As entertainment shows go, few come bigger than the annual festival of wonderful cheesy pop music that is the Eurovision Song Contest. What does it take to broadcast it? Quite a lot it happens.
Let the statistics show that this year’s Eurovision Song Contest is one of the biggest events ever produced. Let them also show that on the back of broadcasting an even more improbably cheesy, minutely choreographed event from Westminster Cathedral the week before, the BBC has had a busy old week of it.
The Kalush Orchestra from the Ukraine won last year’s Eurovision Song Contest and, as winners, the Ukraine gained the right to host and broadcast this year’s contest. However, events being what they are over there still, it was decided that it would be safer and more practical all round if the runners up, the UK, could broadcast the contest instead.

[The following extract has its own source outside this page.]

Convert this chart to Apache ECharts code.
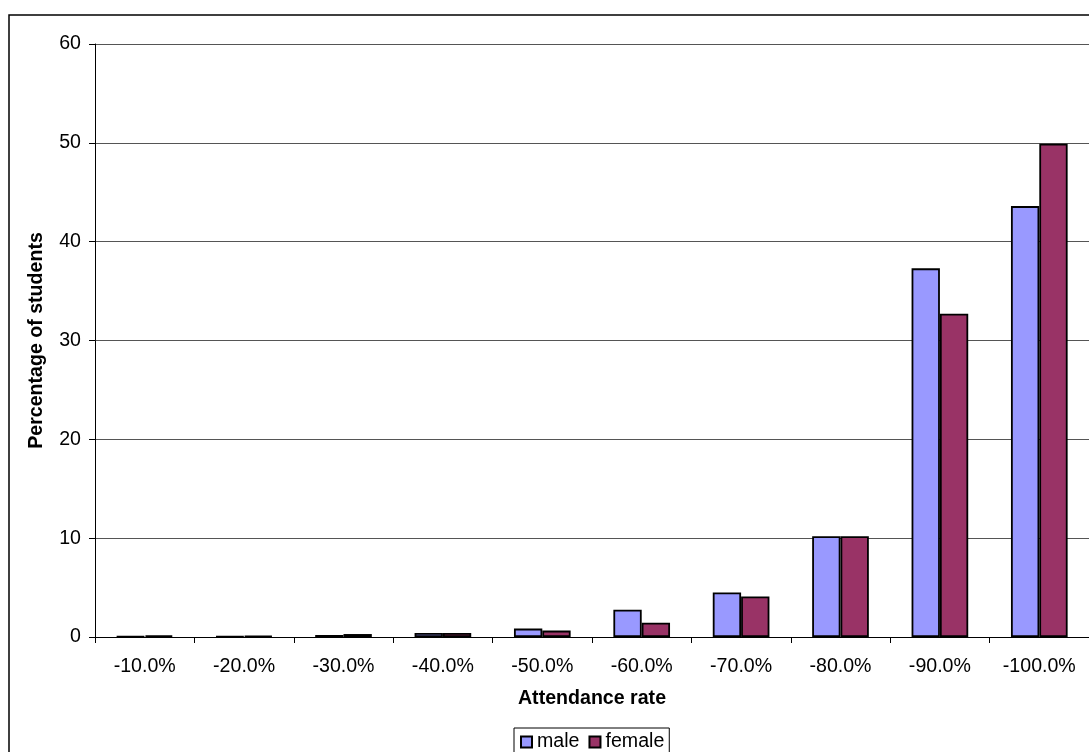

Given that five-time winners the UK hadn’t won since 1997 (Love Shine A Light by Katrina and the Waves) and had frankly been throwing any old rubbish at the contest until last year’s excellent Sam Ryder effort, that was fair enough. Arguably his Space Man would have won in any normal year too, and so, after a bit of a contest to find the host city, Liverpool was chosen and an army of technicians started to descend on the Liverpool Arena for this week’s semi-finals and the main event on Saturday night.
Including numerous rehearsals to get the timing just so, there are nine live shows to be transmitted and the staging is both massive and complex. The BBC has thoughtfully compiled all the numbers into a single document for anyone remotely interested and here are the relevant ones.
Staging
600 rigging points, 140 tons of steel ground support structure, and 1KM of additional steel truss work being added to the arena. The event will feature 8 miles of cabling for lighting, sound, video and SFX, over 2,000 specialist lighting fixtures, 200 custom staging decks, 950 square metres of staging for the main stage, and 500 square metres of staging for the green room. 2000 metres of secure fencing will be used to keep the event safe and secure.
Lighting
The lighting at the contest will feature 165,000 channels of lighting control across 3 operators, 23,700 individual light sources, and 2500 automated state of the art colour-changing robotic lights. The lighting team will use 9 consoles to run 28,000 lighting cues, while 15 follow spots will be operated by 10 professionals and 5 theatre technology students from LIPA & Cheshire College — the latter who will be very very nervous right about now.
Audio
For sound, there’s 150 microphones and over 1,200 individual streams of audio.
Audience
The broadcast of the contest will be watched by over 160 million viewers worldwide, with over 8 hours of live TV and 50 live feeds. 29 commentators will broadcast live from the arena and there are less than 50 seconds to strike and set between performances. Famously, it was discovered at a very late stage in rehearsals for last year’s Contest in Rome that parts of the stage wouldn’t rotate in time and the lighting designers for each act had to come up with whole new staging in around three days flat.
Cameras
Only kidding. The BBC hasn’t shared what cameras will be used on the show yet, which is a bit of an odd oversight. Even more so when you consider that it has listed such salient facts as over 1000 litres of hairspray and 3,000 makeup brushes will be used, as well as that there are 150 metres of costume rails full of costumes. But then, this is Eurovision and the laws of the normal universe don’t quite apply*. When we find out, we’ll pass the info on.
Favourite to win this year is Sweden’s Loreen with Tattoo. She actually won it in 2012 with the magnificent Euphoria; check out the winning performance of that below.
*Your humble correspondent can usually be found listening to the likes of Rush and the heavier end of the spectrum, so is all too well aware of the distorting nature of Eurovision’s morphic field.